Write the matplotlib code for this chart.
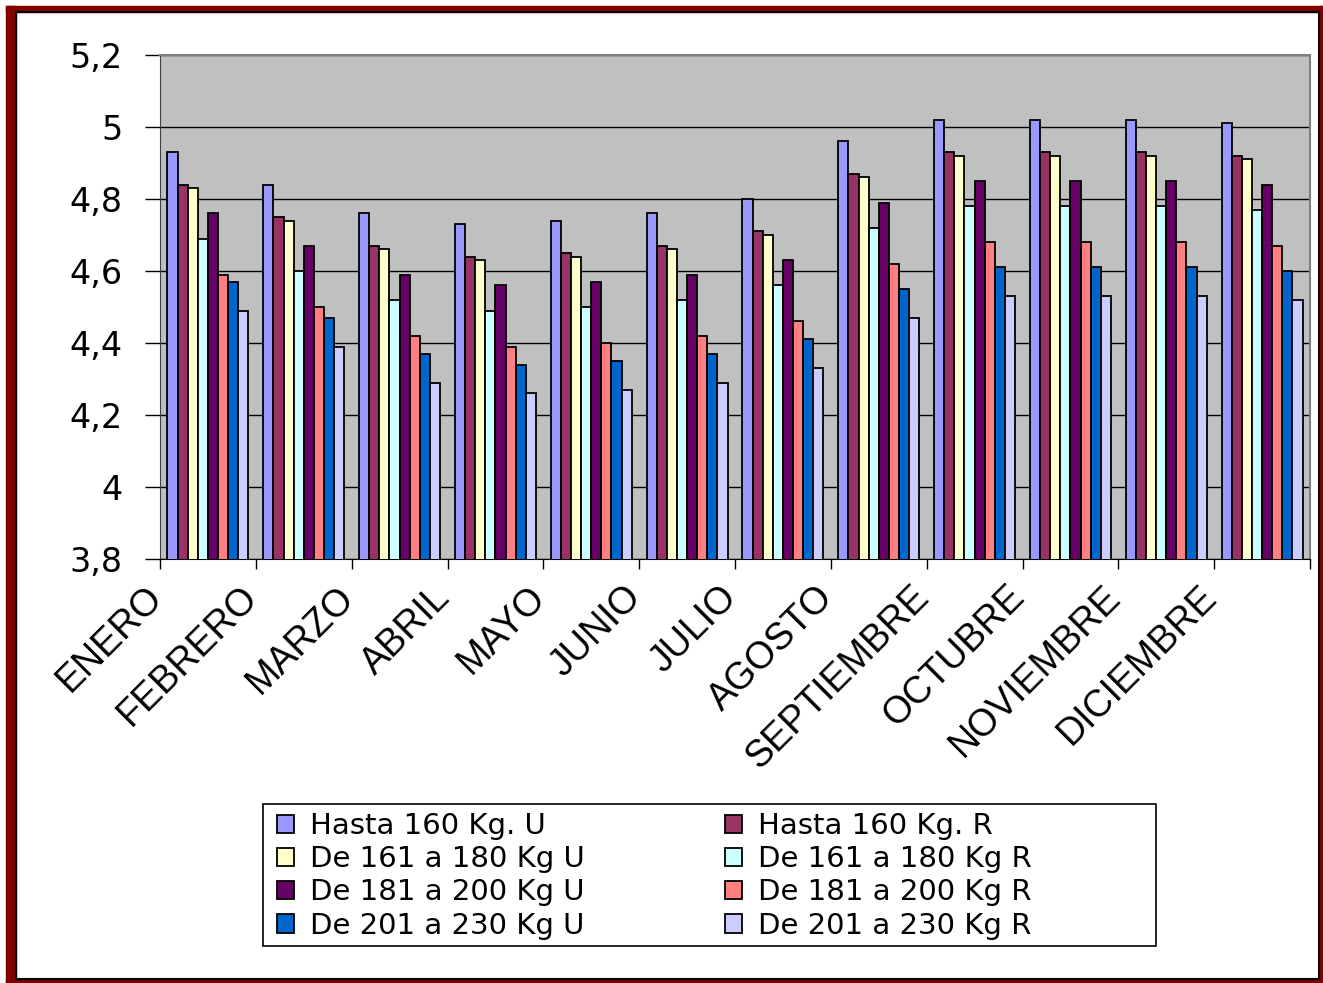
import numpy as np
import matplotlib
matplotlib.use("Agg")
import matplotlib.pyplot as plt
import matplotlib.transforms as mtransforms
from matplotlib.ticker import FuncFormatter, FixedLocator
from matplotlib.patches import Rectangle

plt.rcParams['font.family'] = ['DejaVu Sans']

# data
meses = ["ENERO", "FEBRERO", "MARZO", "ABRIL", "MAYO", "JUNIO", "JULIO",
         "AGOSTO", "SEPTIEMBRE", "OCTUBRE", "NOVIEMBRE", "DICIEMBRE"]

series = ["Hasta 160 Kg. U", "Hasta 160 Kg. R",
          "De 161 a 180 Kg U", "De 161 a 180 Kg R",
          "De 181 a 200 Kg U", "De 181 a 200 Kg R",
          "De 201 a 230 Kg U", "De 201 a 230 Kg R"]

hasta160_u = [4.93, 4.84, 4.76, 4.73, 4.74, 4.76, 4.80, 4.96, 5.02, 5.02, 5.02, 5.01]
hasta160_r = [4.84, 4.75, 4.67, 4.64, 4.65, 4.67, 4.71, 4.87, 4.93, 4.93, 4.93, 4.92]
de161_u = [4.83, 4.74, 4.66, 4.63, 4.64, 4.66, 4.70, 4.86, 4.92, 4.92, 4.92, 4.91]
de161_r = [4.69, 4.60, 4.52, 4.49, 4.50, 4.52, 4.56, 4.72, 4.78, 4.78, 4.78, 4.77]
de181_u = [4.76, 4.67, 4.59, 4.56, 4.57, 4.59, 4.63, 4.79, 4.85, 4.85, 4.85, 4.84]
de181_r = [4.59, 4.50, 4.42, 4.39, 4.40, 4.42, 4.46, 4.62, 4.68, 4.68, 4.68, 4.67]
de201_u = [4.57, 4.47, 4.37, 4.34, 4.35, 4.37, 4.41, 4.55, 4.61, 4.61, 4.61, 4.60]
de201_r = [4.49, 4.39, 4.29, 4.26, 4.27, 4.29, 4.33, 4.47, 4.53, 4.53, 4.53, 4.52]

valores = [hasta160_u, hasta160_r, de161_u, de161_r,
           de181_u, de181_r, de201_u, de201_r]
colores = ["#9999FF", "#993366", "#FFFFCC", "#CCFFFF",
           "#660066", "#FF8080", "#0066CC", "#CCCCFF"]

W, H = 1323, 983
fig = plt.figure(figsize=(W / 100, H / 100), dpi=100)
ax = fig.add_axes([160 / W, 1 - 559 / H, 1150 / W, 504 / H])

n = len(series)
cluster = 0.845
bw = cluster / n
x = np.arange(len(meses))
bars = []
for i in range(n):
    pos = x + (1 - cluster) / 2 + bw * (i + 0.5)
    b = ax.bar(pos, valores[i], width=bw, bottom=0, color=colores[i],
               edgecolor="black", linewidth=1.3, label=series[i], zorder=3)
    bars.append(b)

ax.set_xlim(0, len(meses))
ax.set_ylim(3.8, 5.2)
ax.set_facecolor("#C0C0C0")
ax.yaxis.set_major_locator(FixedLocator(np.arange(3.8, 5.21, 0.2)))
ax.yaxis.set_major_formatter(FuncFormatter(lambda v, p: f"{round(v, 1):g}".replace(".", ",")))
ax.grid(axis="y", color="black", linewidth=1, zorder=1)
ax.tick_params(axis="y", labelsize=24, length=11, width=1, pad=16, direction="out")

ax.set_xticks(np.arange(len(meses) + 1))
ax.set_xticklabels([])
ax.tick_params(axis="x", length=7, width=1, direction="out")
off = mtransforms.ScaledTranslation(-0.16, -0.20, fig.dpi_scale_trans)
for i, m in enumerate(meses):
    ax.text(i, 3.8, m, rotation=45, rotation_mode="anchor", ha="right", va="top",
            fontsize=27, family=["Liberation Sans", "DejaVu Sans"],
            transform=ax.transData + off)

for s in ["top", "right"]:
    ax.spines[s].set_color("#808080")
    ax.spines[s].set_linewidth(1.5)
ax.spines["left"].set_color("#404040")
ax.spines["bottom"].set_color("black")

# legend: U series in the first column, R series in the second
orden = [0, 2, 4, 6, 1, 3, 5, 7]
fs = 21
fs_px = fs * 100 / 72
hl = 17 / fs_px
tp = 16 / fs_px
renderer = fig.canvas.get_renderer()
t = fig.text(0, 0, "De 201 a 230 Kg U", fontsize=fs)
ancho = t.get_window_extent(renderer).width
t.remove()
cs = (725 - 277 - 17 - 16 - ancho) / fs_px
leg = fig.legend([bars[i] for i in orden], [series[i] for i in orden],
                 ncol=2, loc="upper left", bbox_to_anchor=(277 / W, 1 - 812 / H),
                 fontsize=fs, frameon=False,
                 handlelength=hl, handleheight=hl, handletextpad=tp,
                 labelspacing=0.18, columnspacing=cs, borderpad=0, borderaxespad=0)
fig.patches.append(Rectangle((263 / W, 1 - 946 / H), (1156 - 263) / W, (946 - 804) / H,
                             transform=fig.transFigure, fill=False, edgecolor="black",
                             linewidth=1.2))

# dark red frame around the picture
rojo = "#800000"
for r in [(6, 6, 10, H - 6), (6, 6, W - 6, 6), (W - 4, 6, 4, H - 6), (6, H - 4, W - 6, 4)]:
    fig.patches.append(Rectangle((r[0] / W, 1 - (r[1] + r[3]) / H), r[2] / W, r[3] / H,
                                 transform=fig.transFigure, color=rojo, zorder=10))
fig.patches.append(Rectangle((16 / W, 1 - 979 / H), (W - 4 - 16) / W, (979 - 12) / H,
                             transform=fig.transFigure, fill=False, edgecolor="black",
                             linewidth=1.5, zorder=10))

fig.savefig("out.png", dpi=100)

→ STATED EXERCISE:
Restate the full listing verbatim and drop every picture.

→ WRITTEN ANSWER:
Write the matplotlib code for this chart.
import numpy as np
import matplotlib
matplotlib.use("Agg")
import matplotlib.pyplot as plt
import matplotlib.transforms as mtransforms
from matplotlib.ticker import FuncFormatter, FixedLocator
from matplotlib.patches import Rectangle

plt.rcParams['font.family'] = ['DejaVu Sans']

# data
meses = ["ENERO", "FEBRERO", "MARZO", "ABRIL", "MAYO", "JUNIO", "JULIO",
         "AGOSTO", "SEPTIEMBRE", "OCTUBRE", "NOVIEMBRE", "DICIEMBRE"]

series = ["Hasta 160 Kg. U", "Hasta 160 Kg. R",
          "De 161 a 180 Kg U", "De 161 a 180 Kg R",
          "De 181 a 200 Kg U", "De 181 a 200 Kg R",
          "De 201 a 230 Kg U", "De 201 a 230 Kg R"]

hasta160_u = [4.93, 4.84, 4.76, 4.73, 4.74, 4.76, 4.80, 4.96, 5.02, 5.02, 5.02, 5.01]
hasta160_r = [4.84, 4.75, 4.67, 4.64, 4.65, 4.67, 4.71, 4.87, 4.93, 4.93, 4.93, 4.92]
de161_u = [4.83, 4.74, 4.66, 4.63, 4.64, 4.66, 4.70, 4.86, 4.92, 4.92, 4.92, 4.91]
de161_r = [4.69, 4.60, 4.52, 4.49, 4.50, 4.52, 4.56, 4.72, 4.78, 4.78, 4.78, 4.77]
de181_u = [4.76, 4.67, 4.59, 4.56, 4.57, 4.59, 4.63, 4.79, 4.85, 4.85, 4.85, 4.84]
de181_r = [4.59, 4.50, 4.42, 4.39, 4.40, 4.42, 4.46, 4.62, 4.68, 4.68, 4.68, 4.67]
de201_u = [4.57, 4.47, 4.37, 4.34, 4.35, 4.37, 4.41, 4.55, 4.61, 4.61, 4.61, 4.60]
de201_r = [4.49, 4.39, 4.29, 4.26, 4.27, 4.29, 4.33, 4.47, 4.53, 4.53, 4.53, 4.52]

valores = [hasta160_u, hasta160_r, de161_u, de161_r,
           de181_u, de181_r, de201_u, de201_r]
colores = ["#9999FF", "#993366", "#FFFFCC", "#CCFFFF",
           "#660066", "#FF8080", "#0066CC", "#CCCCFF"]

W, H = 1323, 983
fig = plt.figure(figsize=(W / 100, H / 100), dpi=100)
ax = fig.add_axes([160 / W, 1 - 559 / H, 1150 / W, 504 / H])

n = len(series)
cluster = 0.845
bw = cluster / n
x = np.arange(len(meses))
bars = []
for i in range(n):
    pos = x + (1 - cluster) / 2 + bw * (i + 0.5)
    b = ax.bar(pos, valores[i], width=bw, bottom=0, color=colores[i],
               edgecolor="black", linewidth=1.3, label=series[i], zorder=3)
    bars.append(b)

ax.set_xlim(0, len(meses))
ax.set_ylim(3.8, 5.2)
ax.set_facecolor("#C0C0C0")
ax.yaxis.set_major_locator(FixedLocator(np.arange(3.8, 5.21, 0.2)))
ax.yaxis.set_major_formatter(FuncFormatter(lambda v, p: f"{round(v, 1):g}".replace(".", ",")))
ax.grid(axis="y", color="black", linewidth=1, zorder=1)
ax.tick_params(axis="y", labelsize=24, length=11, width=1, pad=16, direction="out")

ax.set_xticks(np.arange(len(meses) + 1))
ax.set_xticklabels([])
ax.tick_params(axis="x", length=7, width=1, direction="out")
off = mtransforms.ScaledTranslation(-0.16, -0.20, fig.dpi_scale_trans)
for i, m in enumerate(meses):
    ax.text(i, 3.8, m, rotation=45, rotation_mode="anchor", ha="right", va="top",
            fontsize=27, family=["Liberation Sans", "DejaVu Sans"],
            transform=ax.transData + off)

for s in ["top", "right"]:
    ax.spines[s].set_color("#808080")
    ax.spines[s].set_linewidth(1.5)
ax.spines["left"].set_color("#404040")
ax.spines["bottom"].set_color("black")

# legend: U series in the first column, R series in the second
orden = [0, 2, 4, 6, 1, 3, 5, 7]
fs = 21
fs_px = fs * 100 / 72
hl = 17 / fs_px
tp = 16 / fs_px
renderer = fig.canvas.get_renderer()
t = fig.text(0, 0, "De 201 a 230 Kg U", fontsize=fs)
ancho = t.get_window_extent(renderer).width
t.remove()
cs = (725 - 277 - 17 - 16 - ancho) / fs_px
leg = fig.legend([bars[i] for i in orden], [series[i] for i in orden],
                 ncol=2, loc="upper left", bbox_to_anchor=(277 / W, 1 - 812 / H),
                 fontsize=fs, frameon=False,
                 handlelength=hl, handleheight=hl, handletextpad=tp,
                 labelspacing=0.18, columnspacing=cs, borderpad=0, borderaxespad=0)
fig.patches.append(Rectangle((263 / W, 1 - 946 / H), (1156 - 263) / W, (946 - 804) / H,
                             transform=fig.transFigure, fill=False, edgecolor="black",
                             linewidth=1.2))

# dark red frame around the picture
rojo = "#800000"
for r in [(6, 6, 10, H - 6), (6, 6, W - 6, 6), (W - 4, 6, 4, H - 6), (6, H - 4, W - 6, 4)]:
    fig.patches.append(Rectangle((r[0] / W, 1 - (r[1] + r[3]) / H), r[2] / W, r[3] / H,
                                 transform=fig.transFigure, color=rojo, zorder=10))
fig.patches.append(Rectangle((16 / W, 1 - 979 / H), (W - 4 - 16) / W, (979 - 12) / H,
                             transform=fig.transFigure, fill=False, edgecolor="black",
                             linewidth=1.5, zorder=10))

fig.savefig("out.png", dpi=100)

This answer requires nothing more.